On le voit aussi dans les péripéties autour du conflit commercial avec les États-Unis, au sujet duquel Samant s’attend à ce que la Chine tienne le plus longtemps. C’est également nécessaire parce que la guerre commerciale est selon elle « encore loin d’être terminée. Il est très peu probable que nous assistions bientôt à un accord complet. La discussion est trop diversifiée et trop complexe pour cela. »
Focalisation sur la consommation intérieure et le long terme
Cette optique à long terme se reflète également dans les ambitions du gouvernement chinois, axées sur la stimulation de la consommation intérieure et une forte orientation sur le long terme. « La Chine regarde au-delà des cycles électoraux. Ils ne se projettent pas sur des périodes de 3 à 5 ans, mais de 15 à 20 ans, l’accent étant mis sur les changements structurels induits par la technologie et l’innovation locale », explique Samant.

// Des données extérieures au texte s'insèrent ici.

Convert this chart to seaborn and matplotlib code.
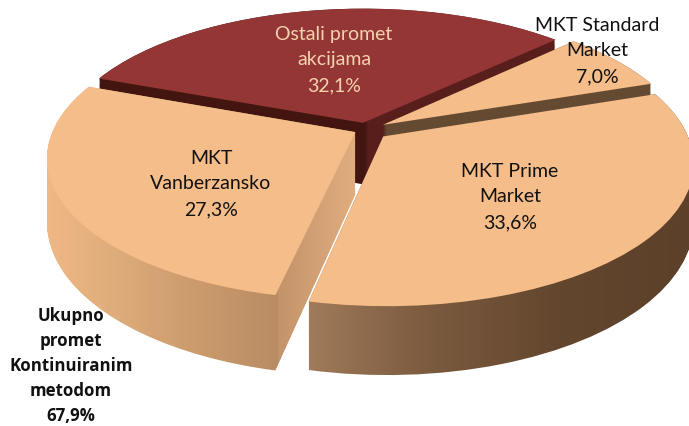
import numpy as np
import matplotlib
matplotlib.use('Agg')
import matplotlib.pyplot as plt
import seaborn as sns
from matplotlib.colors import to_rgb
from matplotlib.path import Path
from matplotlib.transforms import Transform

# data
names = ['Ostali promet\nakcijama', 'MKT Standard\nMarket', 'MKT Prime\nMarket', 'MKT\nVanberzansko']
shares = [32.1, 7.0, 33.6, 27.3]
total_name = 'Ukupno\npromet\nKontinuiranim\nmetodom'
total_share = 67.9

# look of the slices
explode = [0.05, 0.066, 0.076, 0.04]
depth = [62, 56, 56, 62]
top_colors = ['#933635', '#f5bd8a', '#f5bd8a', '#f5bd8a']
side_stops = [
    [(100, '#421510'), (364, '#421510'), (368, '#581e1c'), (560, '#581e1c')],
    [(380, '#654a32'), (650, '#654a32')],
    [(310, '#a07a5a'), (420, '#7d5c40'), (560, '#63462e'), (690, '#5c4029')],
    [(48, '#efb986'), (180, '#cf9e6f'), (276, '#b98c63'), (279, '#c4946a'), (355, '#e0ad7e')],
]
label_pos = [(334, 60), (597, 51), (510, 197), (211, 184)]
label_colors = ['#f6d2ae', '#111111', '#111111', '#111111']


class Tilt(Transform):
    # flat pie -> picture pixels, back of the pie comes out smaller
    input_dims = 2
    output_dims = 2

    def __init__(self, z=0.0):
        super().__init__()
        self.z = z

    def transform_non_affine(self, xy):
        xy = np.asarray(xy, dtype=float)
        s = 1 / (1 + 0.178 * xy[:, 1])
        return np.column_stack((366 + 302 * xy[:, 0] * s,
                                130.5 - 136.7 * xy[:, 1] * s + self.z * s))


sns.set_theme(style='white')
plt.rcParams['font.family'] = ['Lato', 'DejaVu Sans']

fig = plt.figure(figsize=(6.89, 4.27), dpi=100)
ax = fig.add_axes([0, 0, 1, 1])

wedges, _ = ax.pie(shares, explode=explode, startangle=159.5, counterclock=False,
                   colors=top_colors, wedgeprops={'linewidth': 0})

xx = np.arange(689)
draw_order = [0, 1, 3, 2]  # van before prime
for n, i in enumerate(draw_order):
    w = wedges[i]
    # side wall: gradient clipped to the stack of the slice shape
    base = w.get_path()
    stack = [Tilt(z).transform_path(base) for z in np.linspace(0, depth[i], 50)]
    xs = [p[0] for p in side_stops[i]]
    rgb = np.array([to_rgb(p[1]) for p in side_stops[i]])
    grad = np.stack([np.interp(xx, xs, rgb[:, c]) for c in range(3)], axis=1)[np.newaxis, :, :]
    im = ax.imshow(grad, extent=(0, 689, 427, 0), aspect='auto', zorder=2 * n + 1)
    im.set_clip_path(Path.make_compound_path(*stack), ax.transData)
    w.set_transform(Tilt(0.0) + ax.transData)
    w.set_zorder(2 * n + 2)

ax.set_aspect('auto')
ax.set_xlim(0, 689)
ax.set_ylim(427, 0)
ax.axis('off')

for name, share, pos, col in zip(names, shares, label_pos, label_colors):
    txt = name + '\n' + f'{share:.1f}%'.replace('.', ',')
    ax.text(pos[0], pos[1], txt, ha='center', va='center', fontsize=14, color=col,
            linespacing=1.6, zorder=20)

ax.text(71, 366, total_name + '\n' + f'{total_share:.1f}%'.replace('.', ','), ha='center', va='center',
        fontsize=12.2, fontweight='bold', family=['Open Sans', 'DejaVu Sans'], color='#111111',
        linespacing=1.5, zorder=20)

fig.savefig('out.png', dpi=100)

« Plus de 80 % des entreprises dans lesquelles nous investissons réalisant leur chiffre d’affaires sur le marché national, la situation est encore bonne au niveau national. Un éventuel élargissement des tarifs douaniers pour les produits chinois par le président Trump n’affectera pas les portefeuilles de Fidelity, parce que nous sommes véritablement concentrés sur l’économie nationale », explique Samant.
Du reste, Samant n’est pas la seule à avoir une vision optimiste du marché chinois. Anne Richards, CEO de Fidelity, considère la Chine comme l’un des principaux moteurs de croissance de Fidelity, ce qu’elle mentionne dans son discours de bienvenue à la presse européenne présente à l’événement.
« L’économie chinoise arrive à maturité »
« L’économie chinoise arrive à maturité en termes de pension de vieillesse et de constitution de patrimoine. Il existe une pension du premier pilier telle que nous la connaissons, et il y a une volonté claire de développer davantage le deuxième pilier. Comme il s’agit de notre expertise, cette évolution est donc très intéressante pour nous. »
Richards fait également référence à la possibilité d’offrir des fonds d’investissement en tant qu’organisation non chinoise. « Nous sommes très enthousiastes à ce sujet. D’autant plus qu’avec 15 ans de présence sur le terrain, nous connaissons maintenant bien le marché. »
Tout indique que Fidelity continue de considérer la Chine comme le principal moteur de la croissance asiatique, indépendamment de la guerre commerciale. Toutefois, les marchés émergents d’Asie devraient connaître une plus grande volatilité et des marchés ‘headline driven’.
Selon le gestionnaire d’actifs, en raison de la croissance à long terme et des valorisations, on est mieux loti avec l’Asie qu’avec d’autres régions. « La mauvaise nouvelle a déjà été prise en compte. En ce qui nous concerne, les valorisations actuelles sont irréalistes. En termes d’économies nationales, vous avez encore des taux de croissance beaucoup plus élevés en Asie qu’ailleurs dans le monde », explique Samant.
Continuité et stabilité en Inde
L’Inde est une autre économie émergente qui a également fait les titres récemment. Samant est positive au sujet de la victoire électorale de Modi : « C’est très positif en termes de continuité des réformes et de stabilité en Inde. »
Selon elle, cette stabilité est encore plus importante que la performance économique à ce jour : « Le gouvernement actuel a fait face à un certain nombre de défis structurels au cours de la législature précédente. Certaines choses se sont bien passées, d’autres moins. Mais elles ont apporté une contribution positive à la reconnaissance internationale du pays. Cela a facilité l’arrivée des entrepreneurs et des investisseurs étrangers. »
À cela s’ajoutent d’importantes réformes dans le domaine de l’infrastructure et des transports, une plus grande ouverture de l’économie et une faible dépendance à l’égard des exportations. Dans cette optique, Samant considère l’Inde comme un très bon marché pour les stockpickers.